"REVENGE OF THE SOCCER MOMS"




Never underestimate smart, funny, and slightly bored stay-at-home moms, especially when they get angry.

Teenage drivers, abusive husbands, vandals, and child molesters are no match for these women.

But when does Neighborhood Watch become Vigilantism? And when the Moms kill a cheating husband

and the 24-hour news channels camp out in their neighborhood, will their lives ever be the same?




Wednesday, July 22, 2015

The Laziest Blogger on Earth

Yes, that's me. I'll catch you up quickly. My first literary agent, who kept telling me, "Don't change a word" of Revenge of the Soccer Moms got me four or five rejection letters from publishers, and then disappeared.

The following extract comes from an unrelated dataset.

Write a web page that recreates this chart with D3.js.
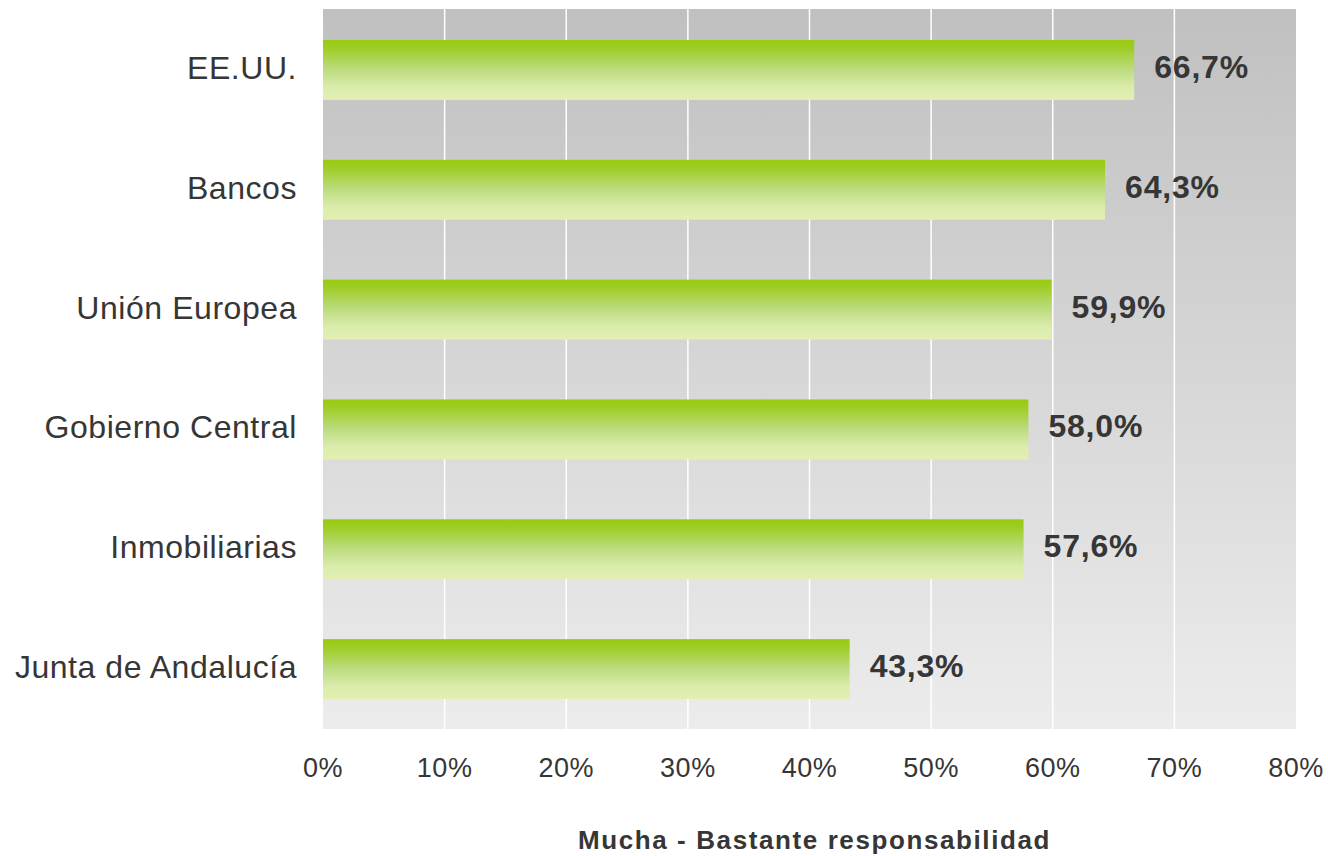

Or maybe she thinks I disappeared. In any case, I've spent the last two years using what I've learned at nine summers of the Iowa Summer Writing Festival (holy crap, nine years?) to rewrite my novel and I'm ready to find a new agent. This time, I'm going to ask a few questions. Last time, I was so happy to have someone offer to represent me that I didn't ask anything.  What questions? Here are a few:

1. Do you make your primary living as a literary agent? 

Actually, that covers a lot of ground. Maybe I'll also ask if she/he owns a home, rents, or lives under an overpass.